* Start Record list *
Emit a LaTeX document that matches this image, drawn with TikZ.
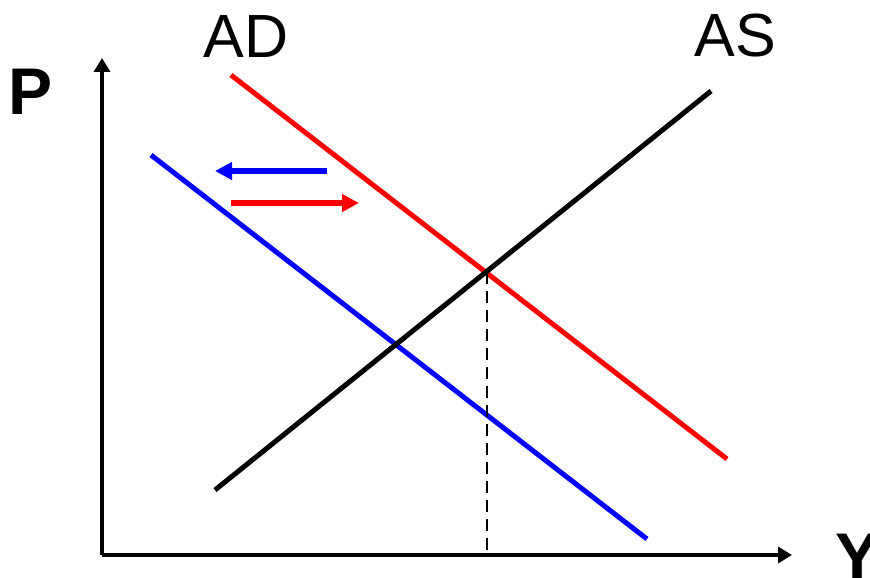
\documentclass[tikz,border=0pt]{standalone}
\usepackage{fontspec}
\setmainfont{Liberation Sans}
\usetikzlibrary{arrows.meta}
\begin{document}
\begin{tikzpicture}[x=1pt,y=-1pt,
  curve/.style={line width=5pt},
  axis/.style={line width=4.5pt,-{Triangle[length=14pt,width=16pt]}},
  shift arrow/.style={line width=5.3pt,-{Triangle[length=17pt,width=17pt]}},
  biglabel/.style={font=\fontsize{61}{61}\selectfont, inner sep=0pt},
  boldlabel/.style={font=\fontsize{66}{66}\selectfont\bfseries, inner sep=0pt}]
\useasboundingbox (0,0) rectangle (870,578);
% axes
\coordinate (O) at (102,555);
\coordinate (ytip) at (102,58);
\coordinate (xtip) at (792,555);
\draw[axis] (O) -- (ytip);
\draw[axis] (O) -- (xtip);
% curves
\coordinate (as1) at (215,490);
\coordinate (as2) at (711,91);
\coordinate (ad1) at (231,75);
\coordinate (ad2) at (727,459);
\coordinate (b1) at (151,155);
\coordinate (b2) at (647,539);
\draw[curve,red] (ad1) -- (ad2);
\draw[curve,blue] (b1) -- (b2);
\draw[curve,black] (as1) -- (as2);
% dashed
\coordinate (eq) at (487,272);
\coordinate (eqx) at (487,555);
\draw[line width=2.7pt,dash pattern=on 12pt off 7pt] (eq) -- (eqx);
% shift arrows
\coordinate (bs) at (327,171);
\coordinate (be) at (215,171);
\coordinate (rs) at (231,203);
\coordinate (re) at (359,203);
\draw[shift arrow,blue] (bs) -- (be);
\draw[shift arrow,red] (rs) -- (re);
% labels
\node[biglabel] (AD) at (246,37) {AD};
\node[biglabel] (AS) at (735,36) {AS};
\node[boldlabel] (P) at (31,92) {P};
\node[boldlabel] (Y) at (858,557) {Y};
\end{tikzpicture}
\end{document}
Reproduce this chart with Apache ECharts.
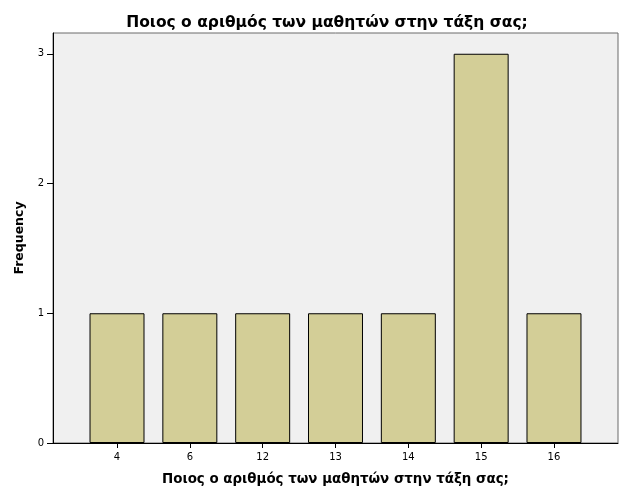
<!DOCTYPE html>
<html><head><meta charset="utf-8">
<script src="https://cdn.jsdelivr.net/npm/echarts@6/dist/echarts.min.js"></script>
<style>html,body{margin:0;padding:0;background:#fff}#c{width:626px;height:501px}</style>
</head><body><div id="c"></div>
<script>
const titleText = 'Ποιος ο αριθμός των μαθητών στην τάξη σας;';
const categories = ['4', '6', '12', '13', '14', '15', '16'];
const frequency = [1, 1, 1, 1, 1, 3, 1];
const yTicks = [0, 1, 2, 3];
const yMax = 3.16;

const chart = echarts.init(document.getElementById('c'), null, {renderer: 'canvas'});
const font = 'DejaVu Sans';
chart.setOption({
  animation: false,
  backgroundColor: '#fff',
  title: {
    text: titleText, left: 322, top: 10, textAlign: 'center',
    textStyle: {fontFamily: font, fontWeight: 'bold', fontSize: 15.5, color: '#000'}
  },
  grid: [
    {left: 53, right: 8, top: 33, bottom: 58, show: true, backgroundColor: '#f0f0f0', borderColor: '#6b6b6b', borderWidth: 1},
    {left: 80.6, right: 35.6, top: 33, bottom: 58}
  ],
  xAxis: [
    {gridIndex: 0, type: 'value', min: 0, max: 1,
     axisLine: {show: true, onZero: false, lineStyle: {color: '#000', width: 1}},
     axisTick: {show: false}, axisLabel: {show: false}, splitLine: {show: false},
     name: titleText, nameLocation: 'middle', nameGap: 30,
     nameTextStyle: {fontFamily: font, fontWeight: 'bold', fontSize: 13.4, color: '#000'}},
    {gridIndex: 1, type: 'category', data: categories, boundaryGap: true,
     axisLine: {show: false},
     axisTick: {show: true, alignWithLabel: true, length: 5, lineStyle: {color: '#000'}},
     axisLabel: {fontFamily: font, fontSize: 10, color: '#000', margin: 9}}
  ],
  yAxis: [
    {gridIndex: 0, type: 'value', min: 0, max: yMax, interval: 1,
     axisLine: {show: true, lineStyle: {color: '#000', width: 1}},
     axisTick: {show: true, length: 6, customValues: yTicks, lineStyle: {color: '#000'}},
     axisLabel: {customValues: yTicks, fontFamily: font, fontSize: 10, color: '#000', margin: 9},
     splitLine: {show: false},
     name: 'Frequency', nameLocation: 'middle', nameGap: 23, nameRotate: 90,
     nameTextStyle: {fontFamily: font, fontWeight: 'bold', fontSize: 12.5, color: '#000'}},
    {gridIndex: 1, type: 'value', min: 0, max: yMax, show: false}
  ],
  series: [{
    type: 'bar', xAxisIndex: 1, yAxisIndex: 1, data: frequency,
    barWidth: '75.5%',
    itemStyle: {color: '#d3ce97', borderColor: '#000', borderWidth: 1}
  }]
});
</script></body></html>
* End Record list *
## [Directive]
Reproduce each line holding the word "this".

## [Result]
Emit a LaTeX document that matches this image, drawn with TikZ.
Reproduce this chart with Apache ECharts.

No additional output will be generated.